色塗りに大切なこと
色ぬりには大切なことは色だけに色々とある。
色を塗るわけだから、画材に対する理解や使い慣れることも必要だ。しかし実際に色を塗ることとは直接に関係しないものも多い。
アートの分野にコンセプチュアル・アートというものがある。日本では概念芸術、観念芸術と訳されることが多いらしい。
河原温(上)と中林梧竹(下)のコンセプチュアル・アート作品
それは考えていること、あるいはコンセプト、動機、着想がもっとも重要であるとするもので、表現された「それ」自体がコンセプチュアル・アートである。
色塗りは思考を越えて表現される芸術だ。
さぁ、何も考えず、おもむろに色塗りを始めてみよう。
この時点で、多少何かしらのコンセプトを色塗りは要求する。たとえば、赤色でも塗ろうかな?など。だがそうやって始めたとてすぐに、考えても考えが及ばないことが即座に理解されよう。しかし、
それでもなんとか仕上げて出来た作品をよく見れば確かに思考の跡が発見できる。それゆえコンセプチュアル・アートである、と思うのだ。
絵を描く画家に限らず、色を扱う者が色彩を使うときに最も重要なこと、それは「色の本質や性質を知り、色をよく見ることが出来る」のかどうか、にかかっている。
「よく見る」ということは「正確に色を見る」ということ、「理解して色を見る」ことを指す。
色で何かしら表現することは、その後のことで「色の本質や性質を知り、色をよく見ることが出来る」なら自然と表現に叶う色使いをするようになるものだ。
過去の芸術家は幾度となく観察と実験をくり返し、色の本質をつかもうとしてきた。
そして現在の芸術家も将来の芸術家も、過去の芸術家が色の本質を探ってきた同じ過程を体験しなければ、彼らの色使いを理解することができなだろう、と思う。

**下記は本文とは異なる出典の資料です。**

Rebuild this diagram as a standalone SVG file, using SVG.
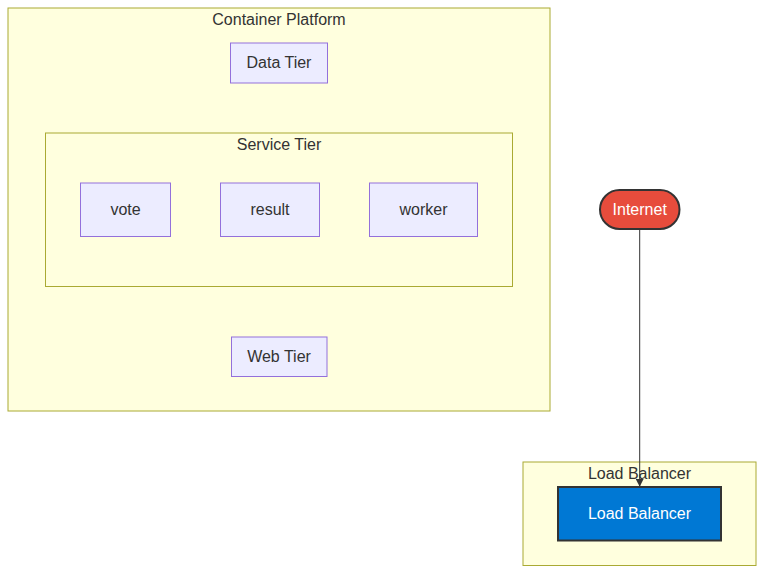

色を扱う時には誰しも多くの疑問が頭をよぎるでしょう。
たとえば、どうして色が見えるのか?光と闇の関係、電磁波と光、目と脳の構造と関係、色の対比や錯視、色彩が人間の心理に及ぼす影響、五感と色彩の関係、色と歴史的な背景などなど、沢山あります。
その上で色彩の研究は歴史をひも解けば、芸術的側面と科学的あるいは数学的側面から、あるいは哲学的側面からのアプローチ、心理学などによって探求され結びつき発展してきたのでした。